▸ **Records for this task**:
— Begin —
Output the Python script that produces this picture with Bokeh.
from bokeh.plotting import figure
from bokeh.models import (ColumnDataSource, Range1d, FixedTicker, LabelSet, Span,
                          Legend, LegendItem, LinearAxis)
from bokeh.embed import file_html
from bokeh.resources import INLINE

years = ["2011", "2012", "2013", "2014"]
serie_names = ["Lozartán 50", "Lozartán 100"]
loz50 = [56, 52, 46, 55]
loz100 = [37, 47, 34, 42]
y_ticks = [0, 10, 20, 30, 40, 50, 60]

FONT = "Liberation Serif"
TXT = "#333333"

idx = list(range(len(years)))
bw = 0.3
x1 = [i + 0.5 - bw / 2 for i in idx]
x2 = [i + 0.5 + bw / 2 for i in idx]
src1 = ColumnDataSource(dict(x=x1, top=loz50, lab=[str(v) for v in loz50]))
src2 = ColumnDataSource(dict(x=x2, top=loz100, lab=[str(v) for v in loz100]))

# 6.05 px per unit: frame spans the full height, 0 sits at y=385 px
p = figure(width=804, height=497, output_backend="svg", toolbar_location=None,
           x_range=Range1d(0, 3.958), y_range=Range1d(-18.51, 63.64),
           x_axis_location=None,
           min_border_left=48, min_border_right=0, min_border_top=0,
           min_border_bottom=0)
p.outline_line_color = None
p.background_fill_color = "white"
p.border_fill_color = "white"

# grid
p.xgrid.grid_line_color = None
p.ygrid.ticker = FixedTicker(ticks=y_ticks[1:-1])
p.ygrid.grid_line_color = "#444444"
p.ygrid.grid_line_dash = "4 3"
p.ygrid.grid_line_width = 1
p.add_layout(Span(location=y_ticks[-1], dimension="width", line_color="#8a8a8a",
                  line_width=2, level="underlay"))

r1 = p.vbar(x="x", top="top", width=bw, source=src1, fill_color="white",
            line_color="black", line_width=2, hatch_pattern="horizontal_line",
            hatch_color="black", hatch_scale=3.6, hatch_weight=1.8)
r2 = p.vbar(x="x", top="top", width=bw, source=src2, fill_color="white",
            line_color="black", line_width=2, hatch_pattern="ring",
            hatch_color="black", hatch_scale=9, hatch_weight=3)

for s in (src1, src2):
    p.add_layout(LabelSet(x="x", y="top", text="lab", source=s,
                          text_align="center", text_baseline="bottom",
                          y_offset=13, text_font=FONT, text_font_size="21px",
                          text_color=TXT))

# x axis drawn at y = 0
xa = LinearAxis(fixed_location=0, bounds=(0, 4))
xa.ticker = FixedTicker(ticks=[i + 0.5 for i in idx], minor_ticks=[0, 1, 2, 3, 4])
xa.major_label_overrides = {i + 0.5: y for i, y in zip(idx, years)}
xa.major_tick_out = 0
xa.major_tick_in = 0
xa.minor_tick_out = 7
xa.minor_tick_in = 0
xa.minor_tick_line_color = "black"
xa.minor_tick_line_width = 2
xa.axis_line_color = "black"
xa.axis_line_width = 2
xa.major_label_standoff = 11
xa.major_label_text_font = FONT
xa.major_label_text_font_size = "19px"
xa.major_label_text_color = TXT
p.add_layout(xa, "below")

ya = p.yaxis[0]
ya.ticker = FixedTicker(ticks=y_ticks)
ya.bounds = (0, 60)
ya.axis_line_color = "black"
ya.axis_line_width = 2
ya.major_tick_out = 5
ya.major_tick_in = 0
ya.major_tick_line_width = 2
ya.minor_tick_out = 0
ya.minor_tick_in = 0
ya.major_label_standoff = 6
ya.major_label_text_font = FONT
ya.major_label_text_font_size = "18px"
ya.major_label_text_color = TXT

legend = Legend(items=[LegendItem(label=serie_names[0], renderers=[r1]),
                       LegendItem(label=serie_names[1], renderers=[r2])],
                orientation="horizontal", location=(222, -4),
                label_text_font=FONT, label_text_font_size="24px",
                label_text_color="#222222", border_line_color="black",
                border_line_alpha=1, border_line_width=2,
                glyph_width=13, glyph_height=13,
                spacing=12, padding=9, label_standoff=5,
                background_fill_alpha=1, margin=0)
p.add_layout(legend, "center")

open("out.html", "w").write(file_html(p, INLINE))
— End —
— Begin —
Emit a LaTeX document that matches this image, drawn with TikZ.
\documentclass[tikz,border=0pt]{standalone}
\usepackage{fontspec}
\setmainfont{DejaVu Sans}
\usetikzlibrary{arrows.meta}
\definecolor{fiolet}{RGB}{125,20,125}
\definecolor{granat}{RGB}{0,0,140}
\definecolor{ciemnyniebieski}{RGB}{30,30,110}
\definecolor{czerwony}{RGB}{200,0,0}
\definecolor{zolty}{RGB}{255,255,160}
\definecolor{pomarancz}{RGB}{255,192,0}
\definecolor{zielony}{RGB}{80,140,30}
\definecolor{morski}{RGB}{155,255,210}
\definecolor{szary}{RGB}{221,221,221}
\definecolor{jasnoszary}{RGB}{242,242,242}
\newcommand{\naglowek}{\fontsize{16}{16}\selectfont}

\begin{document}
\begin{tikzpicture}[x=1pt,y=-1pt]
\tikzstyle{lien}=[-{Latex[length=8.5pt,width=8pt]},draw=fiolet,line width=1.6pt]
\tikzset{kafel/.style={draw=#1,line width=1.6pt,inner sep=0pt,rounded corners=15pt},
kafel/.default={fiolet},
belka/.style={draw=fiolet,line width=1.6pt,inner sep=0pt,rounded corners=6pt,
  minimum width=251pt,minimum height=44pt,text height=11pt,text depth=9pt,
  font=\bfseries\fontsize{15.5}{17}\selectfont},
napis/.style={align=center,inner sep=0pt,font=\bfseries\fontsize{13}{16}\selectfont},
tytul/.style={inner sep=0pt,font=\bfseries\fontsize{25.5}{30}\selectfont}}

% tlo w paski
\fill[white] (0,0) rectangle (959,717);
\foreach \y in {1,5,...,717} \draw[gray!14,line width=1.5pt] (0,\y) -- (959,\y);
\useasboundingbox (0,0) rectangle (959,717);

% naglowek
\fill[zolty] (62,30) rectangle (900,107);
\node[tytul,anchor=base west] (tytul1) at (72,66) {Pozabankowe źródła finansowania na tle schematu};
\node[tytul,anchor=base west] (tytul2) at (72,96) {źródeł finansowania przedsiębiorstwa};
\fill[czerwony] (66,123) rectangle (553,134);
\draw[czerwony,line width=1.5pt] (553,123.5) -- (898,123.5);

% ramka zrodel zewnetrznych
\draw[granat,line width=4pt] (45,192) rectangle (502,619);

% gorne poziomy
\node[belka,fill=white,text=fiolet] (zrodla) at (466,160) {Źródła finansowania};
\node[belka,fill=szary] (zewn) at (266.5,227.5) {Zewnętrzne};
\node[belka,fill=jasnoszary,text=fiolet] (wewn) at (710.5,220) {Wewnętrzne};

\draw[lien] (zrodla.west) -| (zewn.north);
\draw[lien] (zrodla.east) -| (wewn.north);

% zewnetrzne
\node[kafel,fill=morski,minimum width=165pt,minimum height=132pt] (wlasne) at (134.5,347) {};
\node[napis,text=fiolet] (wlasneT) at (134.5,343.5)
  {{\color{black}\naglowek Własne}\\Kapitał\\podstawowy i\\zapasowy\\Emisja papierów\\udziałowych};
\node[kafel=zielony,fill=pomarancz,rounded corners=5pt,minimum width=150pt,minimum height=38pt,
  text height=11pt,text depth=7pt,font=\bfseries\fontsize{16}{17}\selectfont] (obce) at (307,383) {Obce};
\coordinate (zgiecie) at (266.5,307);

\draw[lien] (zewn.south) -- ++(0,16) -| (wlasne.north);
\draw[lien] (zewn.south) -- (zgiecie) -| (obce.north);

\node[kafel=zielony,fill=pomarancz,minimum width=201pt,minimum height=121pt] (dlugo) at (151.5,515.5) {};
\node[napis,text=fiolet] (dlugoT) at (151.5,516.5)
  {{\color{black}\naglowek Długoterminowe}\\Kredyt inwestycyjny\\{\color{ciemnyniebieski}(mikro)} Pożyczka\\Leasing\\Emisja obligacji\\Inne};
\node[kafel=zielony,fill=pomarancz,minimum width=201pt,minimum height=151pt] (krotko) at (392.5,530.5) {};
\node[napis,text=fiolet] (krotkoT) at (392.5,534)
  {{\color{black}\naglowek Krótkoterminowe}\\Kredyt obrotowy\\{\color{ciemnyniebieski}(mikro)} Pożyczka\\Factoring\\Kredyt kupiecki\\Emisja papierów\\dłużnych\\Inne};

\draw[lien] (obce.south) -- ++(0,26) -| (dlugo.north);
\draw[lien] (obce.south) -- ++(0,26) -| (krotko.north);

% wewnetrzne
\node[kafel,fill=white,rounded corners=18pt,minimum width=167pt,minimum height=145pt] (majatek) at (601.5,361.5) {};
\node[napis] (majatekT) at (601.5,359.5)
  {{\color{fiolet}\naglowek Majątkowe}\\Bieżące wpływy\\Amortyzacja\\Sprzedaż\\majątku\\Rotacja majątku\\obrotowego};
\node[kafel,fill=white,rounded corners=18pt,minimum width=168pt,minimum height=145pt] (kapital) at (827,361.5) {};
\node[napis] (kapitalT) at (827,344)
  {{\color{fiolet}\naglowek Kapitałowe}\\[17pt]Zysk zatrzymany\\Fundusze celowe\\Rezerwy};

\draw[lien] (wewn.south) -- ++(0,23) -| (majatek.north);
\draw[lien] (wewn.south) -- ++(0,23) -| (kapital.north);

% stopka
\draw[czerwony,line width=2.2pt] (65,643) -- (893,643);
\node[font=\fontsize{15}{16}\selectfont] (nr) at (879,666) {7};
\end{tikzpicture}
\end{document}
— End —
▸ **Aim of the exercise**: Begin with the line containing "Output the Python" and end with the line containing "from bokeh.resources import INLINE"; repeat every line from start to finish exactly, and nothing outside them.

▸ **Solution below**:
Output the Python script that produces this picture with Bokeh.
from bokeh.plotting import figure
from bokeh.models import (ColumnDataSource, Range1d, FixedTicker, LabelSet, Span,
                          Legend, LegendItem, LinearAxis)
from bokeh.embed import file_html
from bokeh.resources import INLINE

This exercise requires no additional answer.